Wow this was great!! I was near to tear. Great stroy writing. WOW Gordon was great in this wow I hate him now more than ever. I rarly cheer when evil gets it but wow I was like YEAH DEAN twist the knife...  Great stroy please keep writing I will be looking for more.

Reviewer: cheri (Signed) · Date: 17/06/08 02:07 PM · On: Chapter 2

I'm liking this---

Reviewer: Silvertayl (Signed) · Date: 16/06/08 06:56 PM · On: Chapter 12

Glad you decided to post this on SUPERNATURALVILLE, I read this on FanFic and it is a terrific story, but as the other reviewers  have stated you need to go back and fix the formatting on the early chapters.

Author's Response:

Hey,

Thanks for the advice, I hadn't noticed as I posted quickly before work. I've gone back in and started to make it right but not being the best when it comes to computers it's slow work. I just wondered if you knew of a quicker way? At the minute I'm literally reading it and putting in paragraph breaks, is that the only way to do it?

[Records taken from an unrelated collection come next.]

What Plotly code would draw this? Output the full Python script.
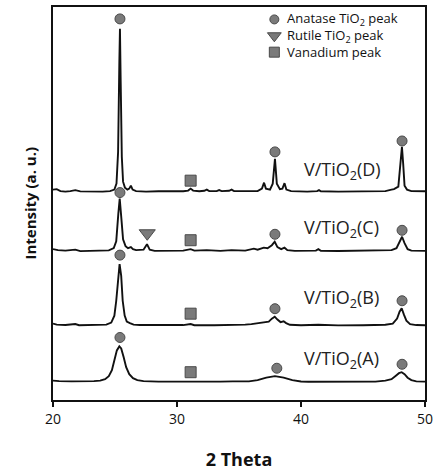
import plotly.graph_objects as go

# ---------------- data ----------------
# 2-theta / relative intensity (a.u.) for each sample, plus vertical stacking offsets
tt_A = [20.0, 20.5, 21.5, 22.5, 23.3, 23.8, 24.2, 24.5, 24.75, 24.95, 25.15, 25.35, 25.5, 25.7, 25.9,
        26.15, 26.45, 26.8, 27.3, 28.5, 30.0, 31.1, 32.0, 33.5, 34.5, 35.2, 35.8, 36.5, 37.2, 37.9,
        38.6, 39.3, 40.0, 40.6, 42.0, 44.0, 46.0, 46.8, 47.3, 47.65, 47.9, 48.12, 48.35, 48.6, 48.9,
        49.3, 50.0]
I_A = [1.5, 1.0, 0.8, 0.5, 1.0, 1.5, 3.0, 6.0, 12.0, 22.0, 32.0, 36.0, 34.0, 25.0, 15.0,
       8.0, 4.0, 2.0, 1.0, 0.5, 0.3, 0.8, 0.3, 0.5, 0.8, 0.6, 0.8, 2.0, 4.5, 6.0,
       4.5, 2.0, 0.7, 0.4, 0.3, 0.3, 0.5, 1.5, 3.0, 6.5, 9.0, 10.0, 8.0, 4.5, 2.0,
       0.8, 0.5]

tt_B = [20.0, 20.3, 21.0, 21.8, 22.1, 23.5, 24.3, 24.7, 24.95, 25.1, 25.25, 25.37, 25.5, 25.62, 25.78,
        25.95, 26.2, 26.5, 27.0, 28.5, 30.5, 31.1, 31.4, 33.0, 34.5, 35.5, 36.0, 36.55, 37.0, 37.4,
        37.65, 37.88, 38.1, 38.35, 38.6, 38.8, 39.1, 40.0, 41.4, 43.0, 45.0, 46.8, 47.4, 47.75, 47.95,
        48.12, 48.3, 48.5, 48.8, 49.3, 50.0]
I_B = [2.0, 1.0, 0.5, 1.5, 0.3, 0.3, 1.0, 3.0, 10.0, 25.0, 50.0, 62.0, 50.0, 25.0, 10.0,
       4.0, 2.5, 1.0, 0.5, 0.3, 0.5, 1.5, 0.3, 0.3, 0.5, 1.0, 1.5, 2.7, 3.0, 4.0,
       7.0, 9.0, 6.0, 3.5, 4.3, 2.5, 0.8, 0.3, 0.8, 0.2, 0.3, 0.8, 2.0, 7.0, 14.0,
       17.5, 11.0, 5.0, 1.5, 0.5, 0.3]

tt_C = [20.0, 20.4, 21.0, 21.8, 22.2, 23.5, 24.5, 24.9, 25.1, 25.27, 25.38, 25.5, 25.65, 25.85, 26.05,
        26.28, 26.45, 26.7, 27.3, 27.58, 27.8, 28.2, 29.5, 30.5, 31.1, 31.4, 32.4, 33.5, 34.4, 35.5,
        36.2, 36.5, 37.0, 37.3, 37.65, 37.88, 38.1, 38.4, 38.67, 38.9, 39.5, 41.2, 41.4, 41.6, 43.0,
        45.6, 46.5, 47.3, 47.7, 47.97, 48.15, 48.35, 48.6, 48.9, 50.0]
I_C = [2.0, 1.0, 0.5, 1.5, 0.0, 0.3, 0.8, 3.0, 10.0, 38.0, 53.0, 35.0, 12.0, 5.0, 3.0,
       4.0, 2.0, 1.0, 1.5, 7.0, 1.5, 0.3, 0.3, 0.5, 2.0, 0.5, 1.0, 0.3, 1.0, 0.5,
       2.5, 1.5, 3.5, 3.0, 6.0, 9.5, 4.0, 2.0, 3.5, 1.0, 0.3, 0.5, 2.0, 0.3, 0.2,
       0.5, 0.3, 1.0, 3.0, 10.0, 14.5, 8.0, 2.0, 0.5, 0.3]

tt_D = [20.0, 20.3, 20.6, 21.0, 21.4, 21.8, 22.2, 23.0, 24.0, 24.6, 24.95, 25.12, 25.25, 25.35, 25.4,
        25.46, 25.55, 25.65, 25.8, 26.0, 26.15, 26.28, 26.42, 26.7, 27.5, 28.5, 29.5, 30.5, 30.9, 31.1,
        31.3, 31.8, 32.2, 32.4, 32.6, 33.2, 33.4, 33.6, 34.2, 34.4, 34.6, 35.5, 36.5, 36.85, 37.02,
        37.17, 37.5, 37.72, 37.9, 38.05, 38.3, 38.5, 38.67, 38.82, 39.2, 40.5, 41.3, 41.45, 41.6, 43.0,
        44.5, 45.6, 45.8, 46.8, 47.3, 47.5, 47.85, 48.02, 48.14, 48.24, 48.35, 48.55, 48.9, 50.0]
I_D = [2.0, 2.5, 0.5, 0.0, 0.5, 1.5, 0.2, 0.0, 0.0, 0.5, 2.0, 8.0, 40.0, 130.0, 164.0,
       110.0, 35.0, 10.0, 4.0, 2.0, 3.0, 6.0, 2.0, 0.5, 0.0, 0.3, 0.0, 0.3, 1.0, 3.0,
       1.0, 0.3, 0.8, 2.0, 0.5, 0.5, 1.5, 0.5, 0.8, 2.0, 0.5, 0.3, 0.5, 3.0, 9.0,
       3.0, 2.0, 8.0, 33.0, 8.0, 2.5, 3.0, 8.5, 2.0, 0.5, 0.0, 0.5, 1.5, 0.3, 0.0,
       0.3, 1.0, 0.3, 0.5, 2.0, 2.5, 5.0, 28.0, 45.0, 28.0, 6.0, 2.0, 0.5, 0.3]

samples = ["A", "B", "C", "D"]
offsets = [18, 75, 150, 210]
sample_labels = ["V/TiO<sub>2</sub>(A)", "V/TiO<sub>2</sub>(B)", "V/TiO<sub>2</sub>(C)", "V/TiO<sub>2</sub>(D)"]
label_tt = [40.1, 40.1, 40.1, 40.1]
label_y = [41, 102, 173, 231]

# peak markers (2-theta, stacked intensity)
anatase_tt = [25.4, 38.05, 48.15, 25.4, 37.9, 48.15, 25.4, 37.9, 48.15, 25.4, 37.9, 48.15]
anatase_y = [63, 32, 36, 146, 92, 100, 209, 167, 171, 384, 250, 261]
rutile_tt = [27.6]
rutile_y = [168]
vanadium_tt = [31.1, 31.1, 31.1, 31.1]
vanadium_y = [28, 87, 161, 221]

legend_names = ["Anatase TiO<sub>2</sub> peak", "Rutile TiO<sub>2</sub> peak", "Vanadium peak"]
legend_symbols = ["circle", "triangle-down", "square"]
legend_sizes = [9, 12, 10]

x_ticks = [20, 30, 40, 50]

# ---------------- figure ----------------
FONT = "Open Sans"
MK = "#7a7a7a"
MKL = "#4a4a4a"

fig = go.Figure()
series = {"A": (tt_A, I_A), "B": (tt_B, I_B), "C": (tt_C, I_C), "D": (tt_D, I_D)}
for s, off in zip(samples, offsets):
    tt, inten = series[s]
    fig.add_trace(go.Scatter(x=tt, y=[v + off for v in inten], mode="lines",
                             line=dict(color="#111111", width=1.9), showlegend=False,
                             hoverinfo="skip"))

fig.add_trace(go.Scatter(x=anatase_tt, y=anatase_y, mode="markers", showlegend=False,
                         marker=dict(symbol="circle", size=10, color=MK, line=dict(color=MKL, width=1))))
fig.add_trace(go.Scatter(x=rutile_tt, y=rutile_y, mode="markers", showlegend=False,
                         marker=dict(symbol="triangle-down", size=14, color=MK, line=dict(color=MKL, width=1))))
fig.add_trace(go.Scatter(x=vanadium_tt, y=vanadium_y, mode="markers", showlegend=False,
                         marker=dict(symbol="square", size=11, color=MK, line=dict(color=MKL, width=1))))

# custom legend (top right, no frame)
leg_x = 37.85
leg_text_x = 38.7
leg_y = [383.5, 367, 350.5]
for name, sym, sz, yy in zip(legend_names, legend_symbols, legend_sizes, leg_y):
    fig.add_trace(go.Scatter(x=[leg_x], y=[yy], mode="markers", showlegend=False,
                             marker=dict(symbol=sym, size=sz, color=MK, line=dict(color=MKL, width=1))))
    fig.add_annotation(x=leg_text_x, y=yy, text=name, showarrow=False, xanchor="left",
                       yanchor="middle", font=dict(family=FONT, size=13, color="#111111"))

for lab, lx, ly in zip(sample_labels, label_tt, label_y):
    fig.add_annotation(x=lx, y=ly, text=lab, showarrow=False, xanchor="left", yanchor="middle",
                       font=dict(family=FONT, size=18, color="#222222"))

fig.add_annotation(x=0, y=0.5, xref="paper", yref="paper", xshift=-36, text="<b>Intensity (a. u.)</b>",
                   textangle=-90, showarrow=False, font=dict(family=FONT, size=15, color="#111111"))

fig.update_layout(
    width=438, height=472,
    margin=dict(l=53, r=10, t=5, b=71),
    paper_bgcolor="white", plot_bgcolor="white",
    xaxis=dict(range=[20, 50], tickvals=x_ticks, ticks="outside", ticklen=5, tickwidth=1.5,
               tickcolor="#111111", showline=True, linecolor="#111111", linewidth=1.8, mirror=True,
               showgrid=False, zeroline=False,
               tickfont=dict(family=FONT, size=14, color="#111111"),
               title=dict(text="<b>2 Theta</b>", font=dict(family=FONT, size=18, color="#111111"),
                          standoff=27)),
    yaxis=dict(range=[0, 396], showticklabels=False, ticks="", showline=True, linecolor="#111111",
               linewidth=1.8, mirror=True, showgrid=False, zeroline=False),
)

fig.write_html("out.html")
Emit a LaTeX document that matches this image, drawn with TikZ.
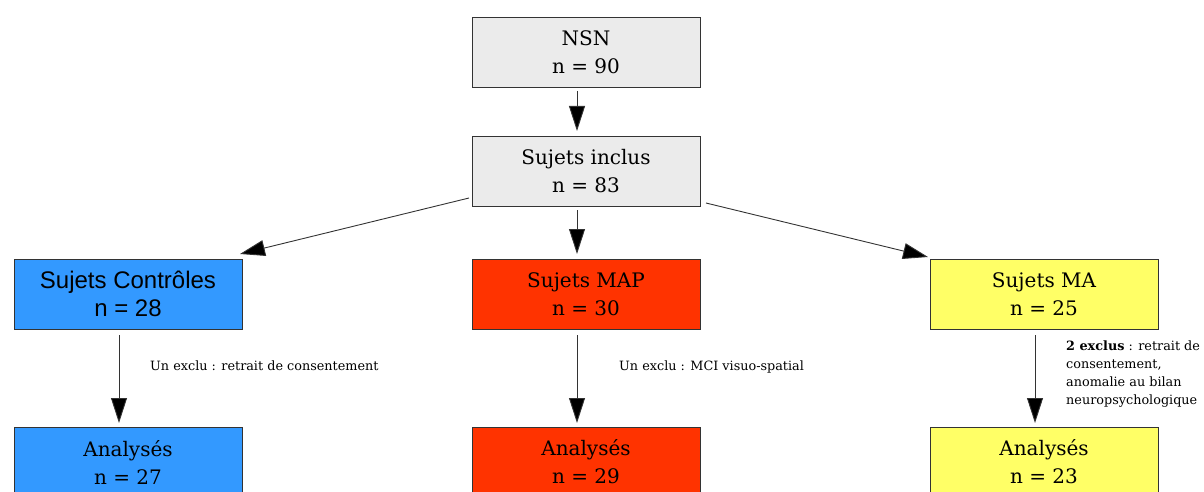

I'm glad that you still enjoyed it, and thanks again for the advice, Peanut x

Reviewer: justannanow (Signed) · Date: 16/06/08 06:15 PM · On: Chapter 1

I would love to read this but just this first chapter gave me a headache due to the words being all crammed together. Can you fix this because I think the story is going pretty good.

Author's Response:

Hey,

Thanks for letting me know what had gone wrong with the chapters, believe me they weren't written that way. I'm slowly going back and reformatting them, something I'm hoping to have done by tomorrow night.

I would really love it if you would give the fic another try afterwards and let me know what you think.

Thanks again, catch you soon, Peanut x

Reviewer: Midge (Signed) · Date: 16/06/08 05:30 PM · On: Chapter 1

This story has great potential but the formating makes it very hard to read. So hard in fact that it makes me reluctant to continue reading. So much so that I have opened later chapters to check the format to help me decide if I can be bothered to continue. I note that later chapters look easier to read, so may I humbly suggest you repost the early chapters reformatted for easy reading.

I don't want to be discouraging because as I said at the beginning the story has potential and has caught my interest, but first impressions say such alot about a story. And the formating doesn't do your story justice.

 



Author's Response:

Hey,

You didn't discourage me at all, I appreciate you letting me know of my mistake. Coming from ffnet I thought it would be just the same posting here as it is there, but as you found out something went wrong.

Will be reformatting all chapters tomorrow and I really hope that you will give the fic another shot.

Thanks again, Peanut

Reviewer: calUK (Signed) · Date: 16/06/08 03:31 PM · On: Chapter 1

Wow, fantastic first chapter - but I e-mailed you about the formatting. Hope you don't mind!